Note how many lines contain "size" and give that number, with nothing else.

--- Begin ---

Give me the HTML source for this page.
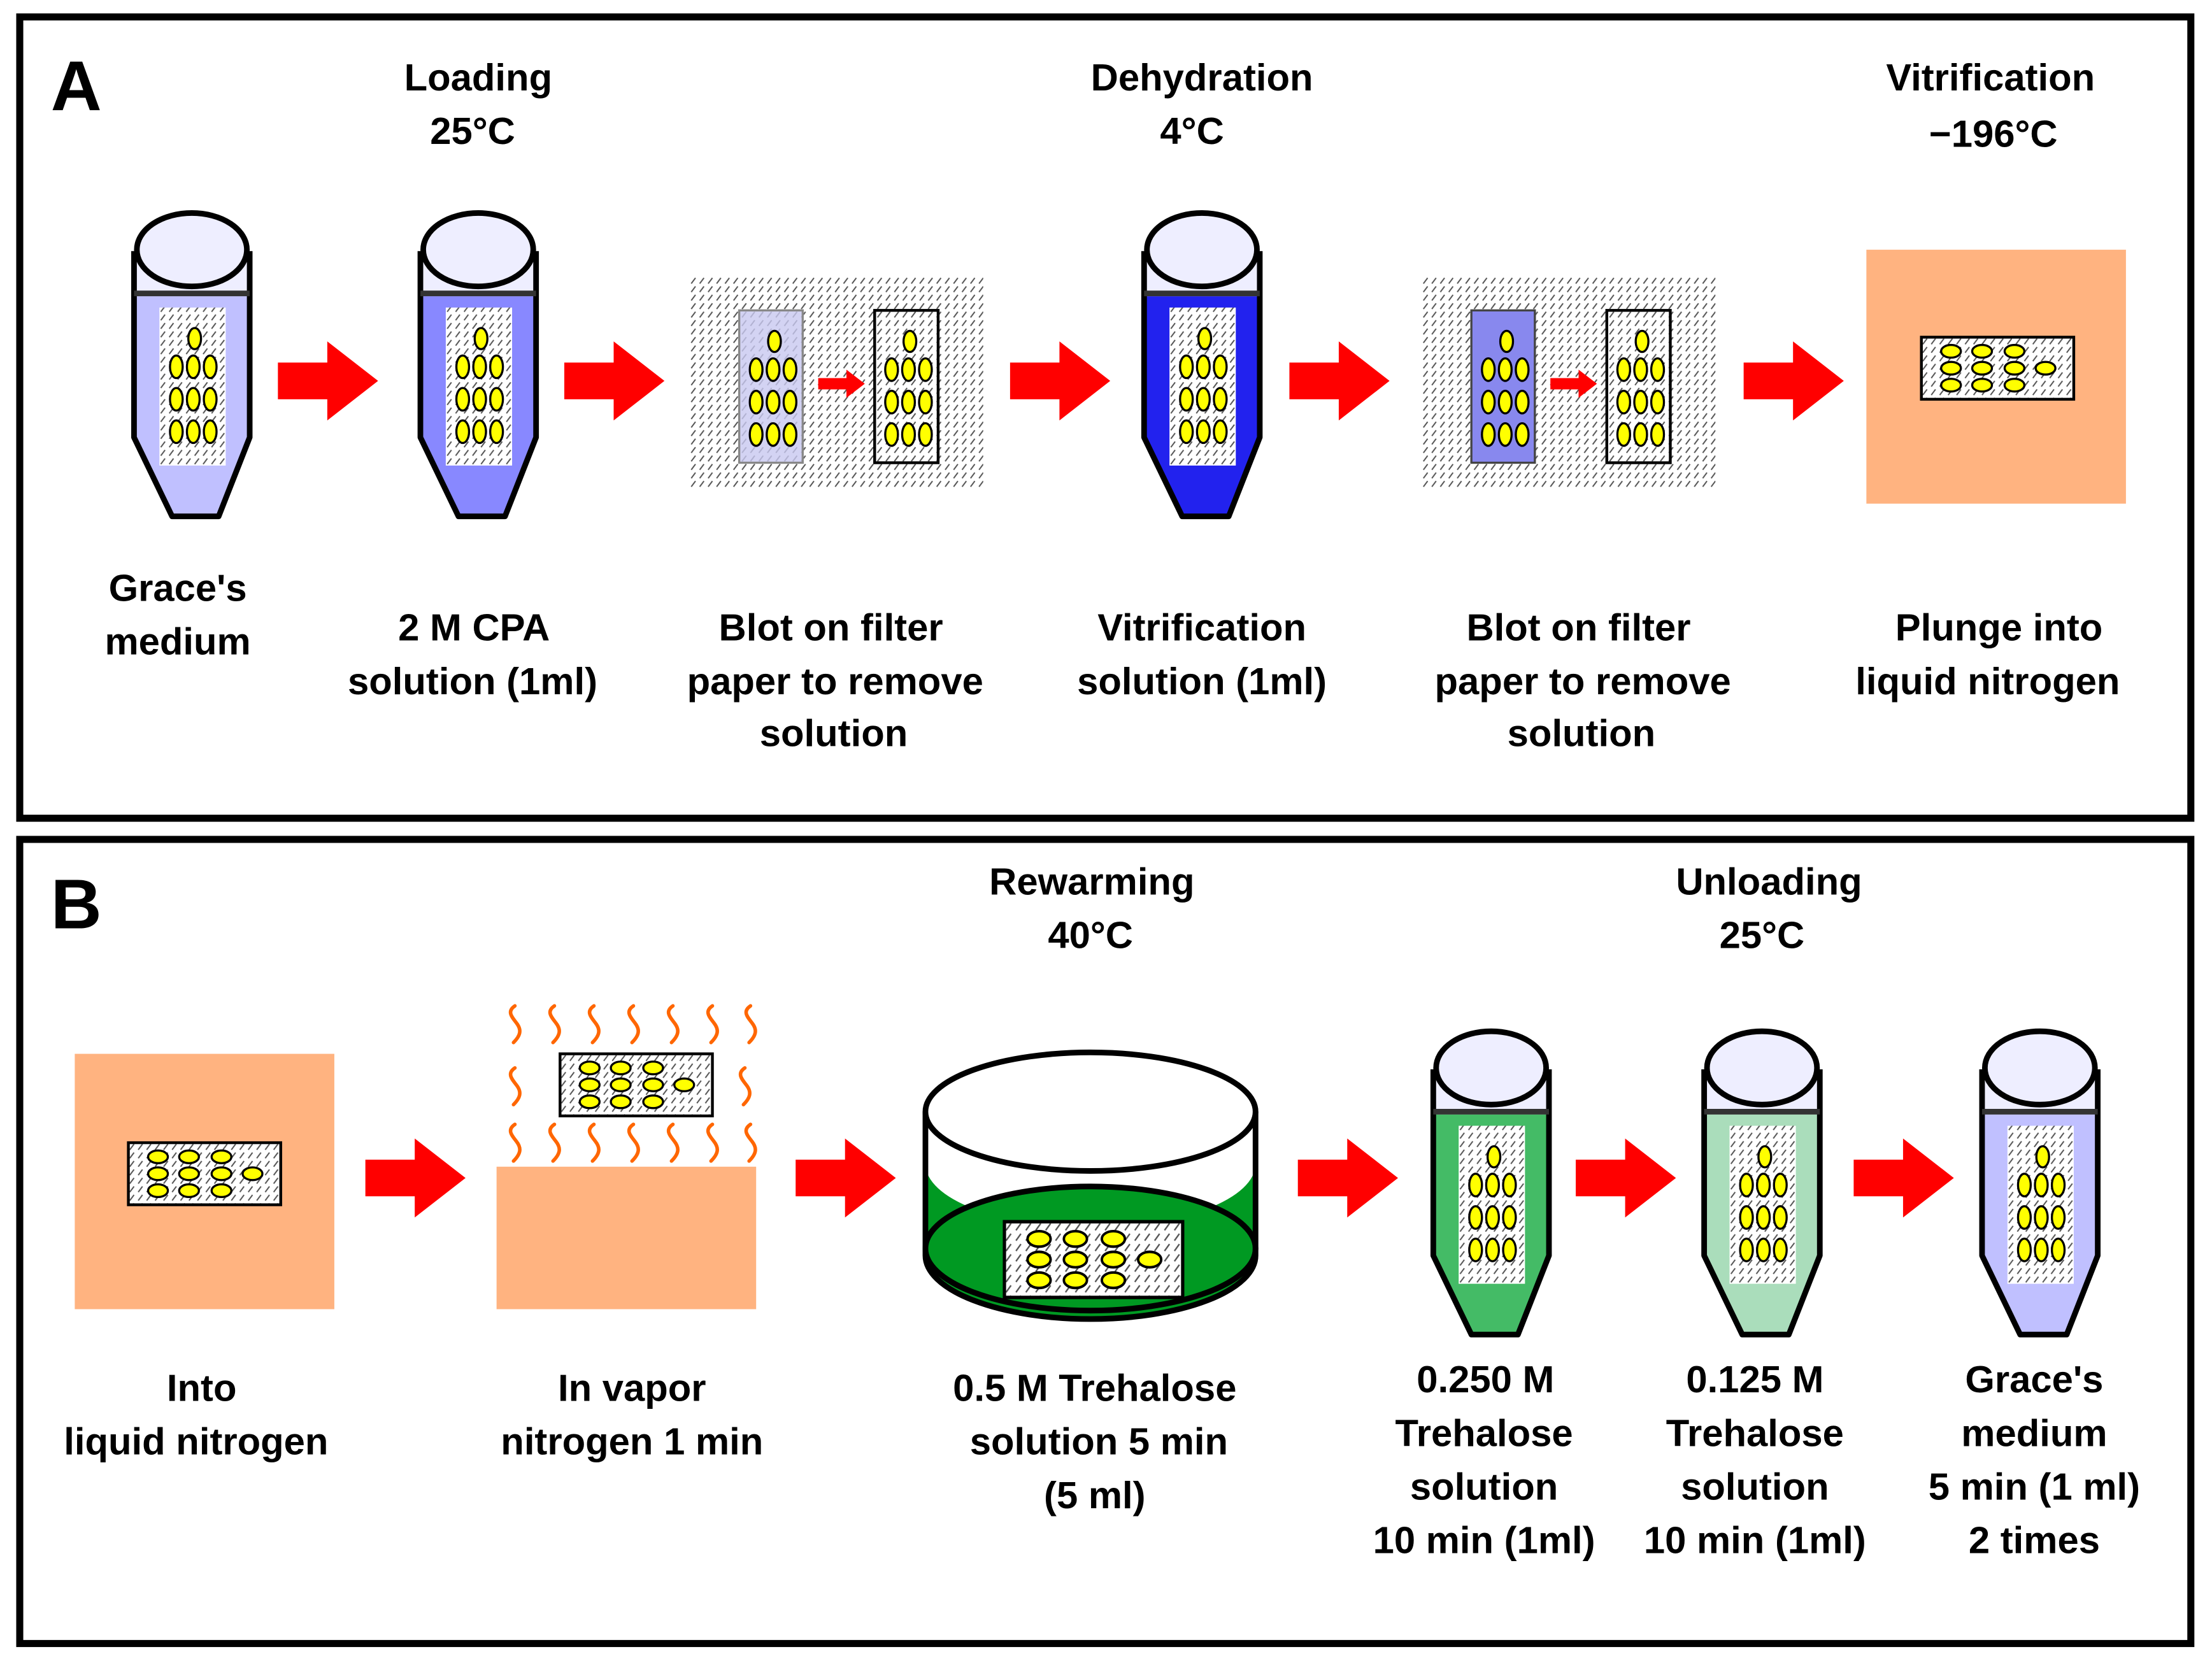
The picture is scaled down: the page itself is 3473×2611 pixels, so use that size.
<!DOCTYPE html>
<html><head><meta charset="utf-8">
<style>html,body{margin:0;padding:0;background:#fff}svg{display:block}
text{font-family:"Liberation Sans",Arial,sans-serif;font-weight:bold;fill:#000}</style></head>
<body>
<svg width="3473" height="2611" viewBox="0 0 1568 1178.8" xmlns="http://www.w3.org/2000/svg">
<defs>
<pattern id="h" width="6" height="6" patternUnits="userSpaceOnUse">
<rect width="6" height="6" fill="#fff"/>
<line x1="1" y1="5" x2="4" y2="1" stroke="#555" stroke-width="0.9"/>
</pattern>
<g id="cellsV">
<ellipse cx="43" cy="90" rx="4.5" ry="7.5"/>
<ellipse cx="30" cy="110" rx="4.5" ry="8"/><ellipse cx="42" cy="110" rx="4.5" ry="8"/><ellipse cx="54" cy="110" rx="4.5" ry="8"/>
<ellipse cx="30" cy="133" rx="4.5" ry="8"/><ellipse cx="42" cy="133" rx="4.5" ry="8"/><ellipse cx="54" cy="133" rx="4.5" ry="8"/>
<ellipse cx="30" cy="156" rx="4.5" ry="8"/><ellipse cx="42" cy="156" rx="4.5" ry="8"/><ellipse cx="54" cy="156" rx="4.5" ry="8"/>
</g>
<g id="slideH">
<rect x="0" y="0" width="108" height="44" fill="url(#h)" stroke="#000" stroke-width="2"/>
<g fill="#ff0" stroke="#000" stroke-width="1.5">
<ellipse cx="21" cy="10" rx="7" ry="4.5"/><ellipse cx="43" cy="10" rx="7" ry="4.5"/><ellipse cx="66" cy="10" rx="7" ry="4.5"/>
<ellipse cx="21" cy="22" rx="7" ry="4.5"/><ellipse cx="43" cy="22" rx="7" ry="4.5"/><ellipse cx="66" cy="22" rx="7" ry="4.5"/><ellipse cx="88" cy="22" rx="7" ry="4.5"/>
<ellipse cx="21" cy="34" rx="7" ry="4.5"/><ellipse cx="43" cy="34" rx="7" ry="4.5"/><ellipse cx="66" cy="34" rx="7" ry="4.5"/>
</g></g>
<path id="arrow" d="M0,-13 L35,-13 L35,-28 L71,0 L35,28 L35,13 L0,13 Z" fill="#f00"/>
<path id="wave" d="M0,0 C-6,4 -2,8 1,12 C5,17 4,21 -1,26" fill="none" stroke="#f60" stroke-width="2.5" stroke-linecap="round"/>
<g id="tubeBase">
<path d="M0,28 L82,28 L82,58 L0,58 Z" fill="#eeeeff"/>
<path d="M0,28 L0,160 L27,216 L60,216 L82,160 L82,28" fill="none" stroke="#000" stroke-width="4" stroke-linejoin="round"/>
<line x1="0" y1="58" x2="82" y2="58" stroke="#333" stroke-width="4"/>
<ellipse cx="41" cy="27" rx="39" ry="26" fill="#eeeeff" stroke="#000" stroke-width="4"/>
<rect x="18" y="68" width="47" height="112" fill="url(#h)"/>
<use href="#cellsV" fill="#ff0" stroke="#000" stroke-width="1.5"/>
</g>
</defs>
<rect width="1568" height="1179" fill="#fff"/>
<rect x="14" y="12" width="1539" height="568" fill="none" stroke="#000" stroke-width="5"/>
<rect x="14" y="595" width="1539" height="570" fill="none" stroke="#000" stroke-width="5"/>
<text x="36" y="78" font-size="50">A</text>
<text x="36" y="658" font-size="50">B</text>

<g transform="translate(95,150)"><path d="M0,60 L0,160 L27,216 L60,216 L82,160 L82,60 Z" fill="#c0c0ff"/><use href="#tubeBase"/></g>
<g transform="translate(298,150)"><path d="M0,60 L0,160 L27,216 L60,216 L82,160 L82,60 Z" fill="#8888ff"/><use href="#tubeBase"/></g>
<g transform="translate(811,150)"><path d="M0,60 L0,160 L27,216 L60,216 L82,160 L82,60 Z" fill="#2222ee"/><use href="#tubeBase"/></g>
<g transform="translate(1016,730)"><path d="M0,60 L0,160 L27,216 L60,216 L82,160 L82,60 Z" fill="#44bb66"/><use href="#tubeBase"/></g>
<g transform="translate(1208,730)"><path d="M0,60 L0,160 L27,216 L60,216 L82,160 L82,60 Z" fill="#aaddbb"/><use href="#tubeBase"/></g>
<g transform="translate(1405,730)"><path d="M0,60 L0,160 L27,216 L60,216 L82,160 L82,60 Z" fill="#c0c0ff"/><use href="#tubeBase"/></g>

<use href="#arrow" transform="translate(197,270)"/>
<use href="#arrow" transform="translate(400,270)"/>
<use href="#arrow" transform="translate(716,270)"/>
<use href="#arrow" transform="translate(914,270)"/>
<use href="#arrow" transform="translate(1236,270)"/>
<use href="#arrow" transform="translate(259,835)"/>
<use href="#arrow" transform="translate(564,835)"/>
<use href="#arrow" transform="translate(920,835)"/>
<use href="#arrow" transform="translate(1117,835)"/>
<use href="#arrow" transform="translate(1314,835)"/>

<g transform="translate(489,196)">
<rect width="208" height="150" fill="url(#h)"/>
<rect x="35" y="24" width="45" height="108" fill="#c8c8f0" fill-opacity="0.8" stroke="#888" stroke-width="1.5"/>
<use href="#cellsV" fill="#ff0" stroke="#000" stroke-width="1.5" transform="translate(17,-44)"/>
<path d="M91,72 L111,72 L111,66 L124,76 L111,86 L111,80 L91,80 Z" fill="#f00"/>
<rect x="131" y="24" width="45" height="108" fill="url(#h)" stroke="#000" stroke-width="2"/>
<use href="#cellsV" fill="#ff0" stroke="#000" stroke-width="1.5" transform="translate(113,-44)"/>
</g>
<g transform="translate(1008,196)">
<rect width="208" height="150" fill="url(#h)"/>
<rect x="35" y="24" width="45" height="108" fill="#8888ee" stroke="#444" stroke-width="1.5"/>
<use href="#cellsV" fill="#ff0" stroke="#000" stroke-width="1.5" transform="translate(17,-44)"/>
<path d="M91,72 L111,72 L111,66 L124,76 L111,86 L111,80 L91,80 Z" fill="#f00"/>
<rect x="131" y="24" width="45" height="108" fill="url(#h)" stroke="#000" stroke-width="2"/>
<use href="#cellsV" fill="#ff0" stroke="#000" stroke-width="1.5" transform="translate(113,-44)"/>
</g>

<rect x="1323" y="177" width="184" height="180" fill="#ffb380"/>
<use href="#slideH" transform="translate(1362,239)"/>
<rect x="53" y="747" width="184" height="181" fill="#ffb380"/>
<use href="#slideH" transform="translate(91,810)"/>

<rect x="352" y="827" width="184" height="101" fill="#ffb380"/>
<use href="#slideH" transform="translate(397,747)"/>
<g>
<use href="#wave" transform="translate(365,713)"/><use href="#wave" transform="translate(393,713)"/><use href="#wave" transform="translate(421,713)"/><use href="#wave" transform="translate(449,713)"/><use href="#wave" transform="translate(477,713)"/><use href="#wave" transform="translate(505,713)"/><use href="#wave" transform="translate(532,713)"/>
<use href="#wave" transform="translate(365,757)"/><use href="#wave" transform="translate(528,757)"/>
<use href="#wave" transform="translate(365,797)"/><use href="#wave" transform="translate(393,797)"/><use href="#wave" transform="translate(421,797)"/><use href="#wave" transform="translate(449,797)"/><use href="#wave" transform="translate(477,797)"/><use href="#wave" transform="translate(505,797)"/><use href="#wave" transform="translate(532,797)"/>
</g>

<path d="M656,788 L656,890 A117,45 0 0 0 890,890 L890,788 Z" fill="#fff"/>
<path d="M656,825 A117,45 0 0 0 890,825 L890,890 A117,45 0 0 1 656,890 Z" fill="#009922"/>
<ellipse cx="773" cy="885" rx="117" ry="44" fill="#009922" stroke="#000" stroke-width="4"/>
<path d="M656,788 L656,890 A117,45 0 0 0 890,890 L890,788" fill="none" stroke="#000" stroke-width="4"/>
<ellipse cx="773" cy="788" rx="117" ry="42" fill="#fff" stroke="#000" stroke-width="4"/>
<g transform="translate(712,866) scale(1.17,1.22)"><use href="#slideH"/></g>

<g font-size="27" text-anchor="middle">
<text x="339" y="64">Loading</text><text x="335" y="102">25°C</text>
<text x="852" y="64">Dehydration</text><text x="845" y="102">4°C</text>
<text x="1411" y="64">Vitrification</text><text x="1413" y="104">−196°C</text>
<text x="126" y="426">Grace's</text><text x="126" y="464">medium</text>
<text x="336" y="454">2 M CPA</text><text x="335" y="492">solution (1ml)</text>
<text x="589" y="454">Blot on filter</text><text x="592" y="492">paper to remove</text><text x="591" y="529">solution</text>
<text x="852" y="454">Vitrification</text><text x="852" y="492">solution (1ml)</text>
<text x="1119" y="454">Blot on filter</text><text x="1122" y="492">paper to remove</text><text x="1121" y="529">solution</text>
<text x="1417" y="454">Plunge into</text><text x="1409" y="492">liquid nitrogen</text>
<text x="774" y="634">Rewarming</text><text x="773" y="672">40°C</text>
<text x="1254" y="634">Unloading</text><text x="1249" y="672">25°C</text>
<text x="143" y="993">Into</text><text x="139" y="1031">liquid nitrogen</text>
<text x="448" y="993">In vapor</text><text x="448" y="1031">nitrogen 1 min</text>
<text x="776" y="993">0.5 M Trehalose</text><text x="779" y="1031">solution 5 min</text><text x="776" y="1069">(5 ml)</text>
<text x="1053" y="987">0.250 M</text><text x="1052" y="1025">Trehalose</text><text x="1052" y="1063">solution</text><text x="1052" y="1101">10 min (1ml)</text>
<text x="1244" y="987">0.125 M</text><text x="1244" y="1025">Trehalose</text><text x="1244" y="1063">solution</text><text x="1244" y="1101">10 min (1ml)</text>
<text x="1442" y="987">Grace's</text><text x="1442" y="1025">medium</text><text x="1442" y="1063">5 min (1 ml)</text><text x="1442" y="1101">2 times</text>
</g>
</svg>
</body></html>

--- End ---

▶ _Result of the task_
4